- REQUEST -
Without including the pictures, copy out every line below.

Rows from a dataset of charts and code
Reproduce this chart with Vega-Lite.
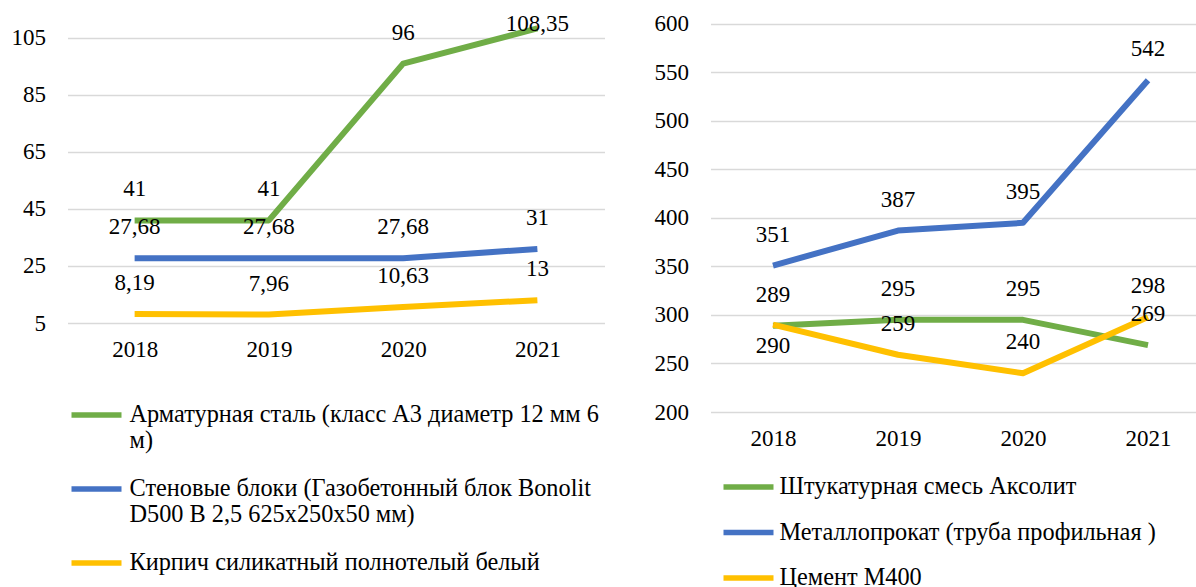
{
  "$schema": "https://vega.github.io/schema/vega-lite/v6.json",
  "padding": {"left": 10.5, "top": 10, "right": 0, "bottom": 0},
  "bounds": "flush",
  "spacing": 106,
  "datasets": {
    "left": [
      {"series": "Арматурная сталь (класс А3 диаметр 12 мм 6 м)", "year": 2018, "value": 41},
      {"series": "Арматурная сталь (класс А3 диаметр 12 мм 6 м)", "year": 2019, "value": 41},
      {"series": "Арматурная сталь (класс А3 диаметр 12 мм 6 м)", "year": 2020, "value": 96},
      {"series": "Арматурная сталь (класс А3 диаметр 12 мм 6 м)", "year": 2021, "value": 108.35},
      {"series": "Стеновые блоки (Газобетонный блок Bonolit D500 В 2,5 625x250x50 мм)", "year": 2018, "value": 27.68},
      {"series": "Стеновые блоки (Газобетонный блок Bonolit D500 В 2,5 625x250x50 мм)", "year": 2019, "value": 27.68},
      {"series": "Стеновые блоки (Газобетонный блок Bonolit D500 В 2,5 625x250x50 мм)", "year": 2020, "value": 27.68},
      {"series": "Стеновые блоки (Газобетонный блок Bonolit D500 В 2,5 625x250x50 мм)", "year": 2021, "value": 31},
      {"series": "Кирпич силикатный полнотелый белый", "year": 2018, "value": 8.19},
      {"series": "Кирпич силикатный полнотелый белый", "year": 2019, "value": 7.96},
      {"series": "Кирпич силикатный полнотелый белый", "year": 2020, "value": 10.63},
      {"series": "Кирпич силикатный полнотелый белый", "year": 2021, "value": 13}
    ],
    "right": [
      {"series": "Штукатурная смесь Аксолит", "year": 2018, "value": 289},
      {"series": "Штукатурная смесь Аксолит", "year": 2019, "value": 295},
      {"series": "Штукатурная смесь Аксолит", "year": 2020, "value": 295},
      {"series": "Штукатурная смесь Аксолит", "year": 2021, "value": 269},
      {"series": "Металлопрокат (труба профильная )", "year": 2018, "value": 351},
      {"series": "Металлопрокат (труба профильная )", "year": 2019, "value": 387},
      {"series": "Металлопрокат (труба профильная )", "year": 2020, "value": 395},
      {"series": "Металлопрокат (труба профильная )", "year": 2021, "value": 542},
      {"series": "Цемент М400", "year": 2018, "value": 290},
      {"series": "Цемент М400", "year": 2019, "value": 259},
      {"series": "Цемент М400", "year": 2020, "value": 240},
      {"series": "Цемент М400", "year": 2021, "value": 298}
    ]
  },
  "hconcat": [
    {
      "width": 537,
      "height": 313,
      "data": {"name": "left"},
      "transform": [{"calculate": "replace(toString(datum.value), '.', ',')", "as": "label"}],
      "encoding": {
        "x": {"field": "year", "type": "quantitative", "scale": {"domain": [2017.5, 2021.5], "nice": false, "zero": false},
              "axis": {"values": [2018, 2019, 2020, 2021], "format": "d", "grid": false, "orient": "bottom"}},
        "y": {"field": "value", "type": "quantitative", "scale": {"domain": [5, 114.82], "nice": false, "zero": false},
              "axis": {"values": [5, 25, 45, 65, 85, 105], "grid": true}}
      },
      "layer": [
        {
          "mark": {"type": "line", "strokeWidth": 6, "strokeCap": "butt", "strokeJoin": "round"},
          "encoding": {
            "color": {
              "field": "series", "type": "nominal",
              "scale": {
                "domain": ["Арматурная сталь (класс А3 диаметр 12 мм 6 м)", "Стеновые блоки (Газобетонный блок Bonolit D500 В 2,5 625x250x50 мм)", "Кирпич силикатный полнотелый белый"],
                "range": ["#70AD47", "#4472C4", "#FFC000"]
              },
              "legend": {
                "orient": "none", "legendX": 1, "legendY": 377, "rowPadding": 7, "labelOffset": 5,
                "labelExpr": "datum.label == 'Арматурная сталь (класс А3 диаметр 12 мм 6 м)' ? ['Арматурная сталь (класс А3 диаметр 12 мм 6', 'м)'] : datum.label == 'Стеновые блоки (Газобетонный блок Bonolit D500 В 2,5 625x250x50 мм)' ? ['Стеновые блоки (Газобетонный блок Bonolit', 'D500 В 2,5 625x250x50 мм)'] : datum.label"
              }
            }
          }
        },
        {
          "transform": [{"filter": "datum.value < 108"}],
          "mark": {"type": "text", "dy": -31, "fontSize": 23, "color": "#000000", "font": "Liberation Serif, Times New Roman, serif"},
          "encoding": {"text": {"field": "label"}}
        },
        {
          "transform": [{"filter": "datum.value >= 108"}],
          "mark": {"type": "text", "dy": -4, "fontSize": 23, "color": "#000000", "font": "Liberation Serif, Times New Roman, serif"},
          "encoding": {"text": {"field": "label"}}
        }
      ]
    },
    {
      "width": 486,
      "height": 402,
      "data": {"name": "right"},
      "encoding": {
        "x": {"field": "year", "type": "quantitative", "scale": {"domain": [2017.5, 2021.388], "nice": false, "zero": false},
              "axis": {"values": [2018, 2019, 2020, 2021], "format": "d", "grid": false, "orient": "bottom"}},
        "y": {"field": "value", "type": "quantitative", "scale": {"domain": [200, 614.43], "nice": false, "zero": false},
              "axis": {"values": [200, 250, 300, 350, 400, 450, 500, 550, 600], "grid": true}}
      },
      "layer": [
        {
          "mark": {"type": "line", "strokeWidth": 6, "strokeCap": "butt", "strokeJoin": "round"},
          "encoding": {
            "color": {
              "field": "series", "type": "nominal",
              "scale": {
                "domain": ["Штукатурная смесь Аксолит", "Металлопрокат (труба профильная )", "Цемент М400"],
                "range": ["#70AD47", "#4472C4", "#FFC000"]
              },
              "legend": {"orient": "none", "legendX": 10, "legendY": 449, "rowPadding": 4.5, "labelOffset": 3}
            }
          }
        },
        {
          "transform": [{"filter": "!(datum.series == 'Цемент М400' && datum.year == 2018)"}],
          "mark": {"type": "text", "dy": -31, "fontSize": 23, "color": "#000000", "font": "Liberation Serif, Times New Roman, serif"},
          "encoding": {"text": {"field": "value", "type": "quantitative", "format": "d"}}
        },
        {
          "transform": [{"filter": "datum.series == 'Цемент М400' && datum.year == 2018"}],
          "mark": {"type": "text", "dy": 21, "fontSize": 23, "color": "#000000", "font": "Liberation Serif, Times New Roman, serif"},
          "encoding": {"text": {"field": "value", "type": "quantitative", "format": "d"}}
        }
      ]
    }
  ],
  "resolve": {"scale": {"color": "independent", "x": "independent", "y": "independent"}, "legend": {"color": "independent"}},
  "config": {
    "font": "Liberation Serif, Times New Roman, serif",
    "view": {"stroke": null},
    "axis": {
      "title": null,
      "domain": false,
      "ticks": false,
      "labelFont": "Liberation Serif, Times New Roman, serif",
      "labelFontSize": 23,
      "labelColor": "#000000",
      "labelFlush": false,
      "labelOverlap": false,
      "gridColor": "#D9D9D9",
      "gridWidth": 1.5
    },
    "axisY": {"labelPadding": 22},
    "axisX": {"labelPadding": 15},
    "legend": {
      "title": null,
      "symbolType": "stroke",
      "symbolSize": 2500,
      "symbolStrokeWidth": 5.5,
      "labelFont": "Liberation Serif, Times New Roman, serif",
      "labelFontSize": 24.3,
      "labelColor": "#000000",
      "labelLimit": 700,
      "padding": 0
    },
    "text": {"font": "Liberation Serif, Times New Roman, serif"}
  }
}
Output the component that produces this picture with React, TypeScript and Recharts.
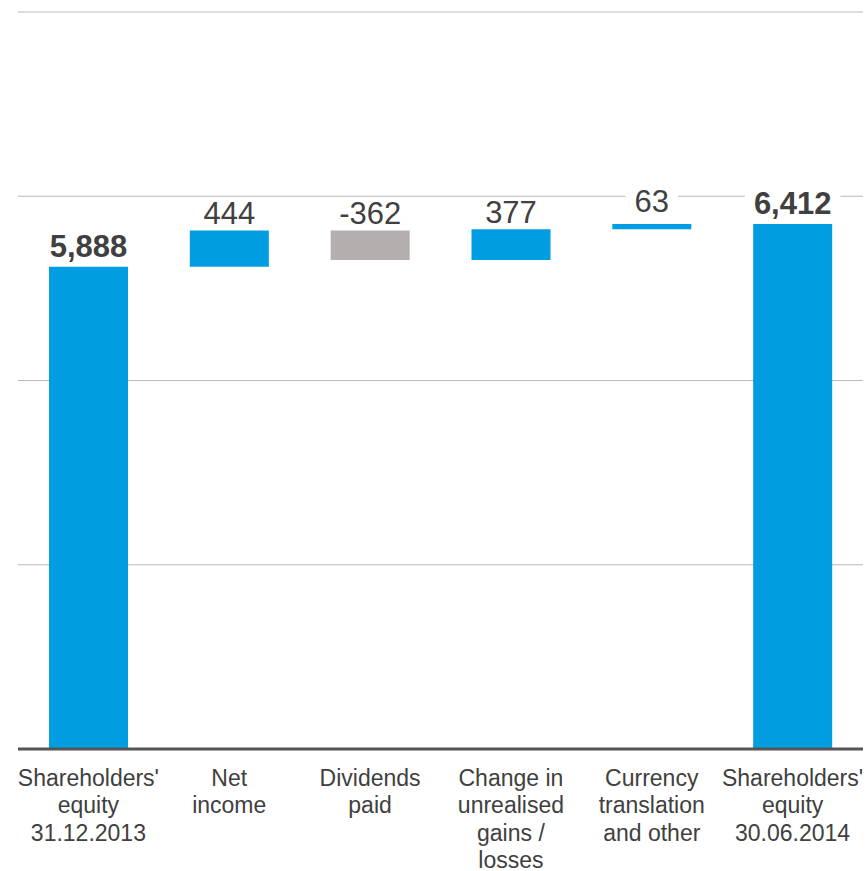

- SOLUTION TO THIS PROBLEM -
Reproduce this chart with Vega-Lite.
{
  "$schema": "https://vega.github.io/schema/vega-lite/v6.json",
  "padding": {"left": 10.5, "top": 10, "right": 0, "bottom": 0},
  "bounds": "flush",
  "spacing": 106,
  "datasets": {
    "left": [
      {"series": "Арматурная сталь (класс А3 диаметр 12 мм 6 м)", "year": 2018, "value": 41},
      {"series": "Арматурная сталь (класс А3 диаметр 12 мм 6 м)", "year": 2019, "value": 41},
      {"series": "Арматурная сталь (класс А3 диаметр 12 мм 6 м)", "year": 2020, "value": 96},
      {"series": "Арматурная сталь (класс А3 диаметр 12 мм 6 м)", "year": 2021, "value": 108.35},
      {"series": "Стеновые блоки (Газобетонный блок Bonolit D500 В 2,5 625x250x50 мм)", "year": 2018, "value": 27.68},
      {"series": "Стеновые блоки (Газобетонный блок Bonolit D500 В 2,5 625x250x50 мм)", "year": 2019, "value": 27.68},
      {"series": "Стеновые блоки (Газобетонный блок Bonolit D500 В 2,5 625x250x50 мм)", "year": 2020, "value": 27.68},
      {"series": "Стеновые блоки (Газобетонный блок Bonolit D500 В 2,5 625x250x50 мм)", "year": 2021, "value": 31},
      {"series": "Кирпич силикатный полнотелый белый", "year": 2018, "value": 8.19},
      {"series": "Кирпич силикатный полнотелый белый", "year": 2019, "value": 7.96},
      {"series": "Кирпич силикатный полнотелый белый", "year": 2020, "value": 10.63},
      {"series": "Кирпич силикатный полнотелый белый", "year": 2021, "value": 13}
    ],
    "right": [
      {"series": "Штукатурная смесь Аксолит", "year": 2018, "value": 289},
      {"series": "Штукатурная смесь Аксолит", "year": 2019, "value": 295},
      {"series": "Штукатурная смесь Аксолит", "year": 2020, "value": 295},
      {"series": "Штукатурная смесь Аксолит", "year": 2021, "value": 269},
      {"series": "Металлопрокат (труба профильная )", "year": 2018, "value": 351},
      {"series": "Металлопрокат (труба профильная )", "year": 2019, "value": 387},
      {"series": "Металлопрокат (труба профильная )", "year": 2020, "value": 395},
      {"series": "Металлопрокат (труба профильная )", "year": 2021, "value": 542},
      {"series": "Цемент М400", "year": 2018, "value": 290},
      {"series": "Цемент М400", "year": 2019, "value": 259},
      {"series": "Цемент М400", "year": 2020, "value": 240},
      {"series": "Цемент М400", "year": 2021, "value": 298}
    ]
  },
  "hconcat": [
    {
      "width": 537,
      "height": 313,
      "data": {"name": "left"},
      "transform": [{"calculate": "replace(toString(datum.value), '.', ',')", "as": "label"}],
      "encoding": {
        "x": {"field": "year", "type": "quantitative", "scale": {"domain": [2017.5, 2021.5], "nice": false, "zero": false},
              "axis": {"values": [2018, 2019, 2020, 2021], "format": "d", "grid": false, "orient": "bottom"}},
        "y": {"field": "value", "type": "quantitative", "scale": {"domain": [5, 114.82], "nice": false, "zero": false},
              "axis": {"values": [5, 25, 45, 65, 85, 105], "grid": true}}
      },
      "layer": [
        {
          "mark": {"type": "line", "strokeWidth": 6, "strokeCap": "butt", "strokeJoin": "round"},
          "encoding": {
            "color": {
              "field": "series", "type": "nominal",
              "scale": {
                "domain": ["Арматурная сталь (класс А3 диаметр 12 мм 6 м)", "Стеновые блоки (Газобетонный блок Bonolit D500 В 2,5 625x250x50 мм)", "Кирпич силикатный полнотелый белый"],
                "range": ["#70AD47", "#4472C4", "#FFC000"]
              },
              "legend": {
                "orient": "none", "legendX": 1, "legendY": 377, "rowPadding": 7, "labelOffset": 5,
                "labelExpr": "datum.label == 'Арматурная сталь (класс А3 диаметр 12 мм 6 м)' ? ['Арматурная сталь (класс А3 диаметр 12 мм 6', 'м)'] : datum.label == 'Стеновые блоки (Газобетонный блок Bonolit D500 В 2,5 625x250x50 мм)' ? ['Стеновые блоки (Газобетонный блок Bonolit', 'D500 В 2,5 625x250x50 мм)'] : datum.label"
              }
            }
          }
        },
        {
          "transform": [{"filter": "datum.value < 108"}],
          "mark": {"type": "text", "dy": -31, "fontSize": 23, "color": "#000000", "font": "Liberation Serif, Times New Roman, serif"},
          "encoding": {"text": {"field": "label"}}
        },
        {
          "transform": [{"filter": "datum.value >= 108"}],
          "mark": {"type": "text", "dy": -4, "fontSize": 23, "color": "#000000", "font": "Liberation Serif, Times New Roman, serif"},
          "encoding": {"text": {"field": "label"}}
        }
      ]
    },
    {
      "width": 486,
      "height": 402,
      "data": {"name": "right"},
      "encoding": {
        "x": {"field": "year", "type": "quantitative", "scale": {"domain": [2017.5, 2021.388], "nice": false, "zero": false},
              "axis": {"values": [2018, 2019, 2020, 2021], "format": "d", "grid": false, "orient": "bottom"}},
        "y": {"field": "value", "type": "quantitative", "scale": {"domain": [200, 614.43], "nice": false, "zero": false},
              "axis": {"values": [200, 250, 300, 350, 400, 450, 500, 550, 600], "grid": true}}
      },
      "layer": [
        {
          "mark": {"type": "line", "strokeWidth": 6, "strokeCap": "butt", "strokeJoin": "round"},
          "encoding": {
            "color": {
              "field": "series", "type": "nominal",
              "scale": {
                "domain": ["Штукатурная смесь Аксолит", "Металлопрокат (труба профильная )", "Цемент М400"],
                "range": ["#70AD47", "#4472C4", "#FFC000"]
              },
              "legend": {"orient": "none", "legendX": 10, "legendY": 449, "rowPadding": 4.5, "labelOffset": 3}
            }
          }
        },
        {
          "transform": [{"filter": "!(datum.series == 'Цемент М400' && datum.year == 2018)"}],
          "mark": {"type": "text", "dy": -31, "fontSize": 23, "color": "#000000", "font": "Liberation Serif, Times New Roman, serif"},
          "encoding": {"text": {"field": "value", "type": "quantitative", "format": "d"}}
        },
        {
          "transform": [{"filter": "datum.series == 'Цемент М400' && datum.year == 2018"}],
          "mark": {"type": "text", "dy": 21, "fontSize": 23, "color": "#000000", "font": "Liberation Serif, Times New Roman, serif"},
          "encoding": {"text": {"field": "value", "type": "quantitative", "format": "d"}}
        }
      ]
    }
  ],
  "resolve": {"scale": {"color": "independent", "x": "independent", "y": "independent"}, "legend": {"color": "independent"}},
  "config": {
    "font": "Liberation Serif, Times New Roman, serif",
    "view": {"stroke": null},
    "axis": {
      "title": null,
      "domain": false,
      "ticks": false,
      "labelFont": "Liberation Serif, Times New Roman, serif",
      "labelFontSize": 23,
      "labelColor": "#000000",
      "labelFlush": false,
      "labelOverlap": false,
      "gridColor": "#D9D9D9",
      "gridWidth": 1.5
    },
    "axisY": {"labelPadding": 22},
    "axisX": {"labelPadding": 15},
    "legend": {
      "title": null,
      "symbolType": "stroke",
      "symbolSize": 2500,
      "symbolStrokeWidth": 5.5,
      "labelFont": "Liberation Serif, Times New Roman, serif",
      "labelFontSize": 24.3,
      "labelColor": "#000000",
      "labelLimit": 700,
      "padding": 0
    },
    "text": {"font": "Liberation Serif, Times New Roman, serif"}
  }
}
Output the component that produces this picture with React, TypeScript and Recharts.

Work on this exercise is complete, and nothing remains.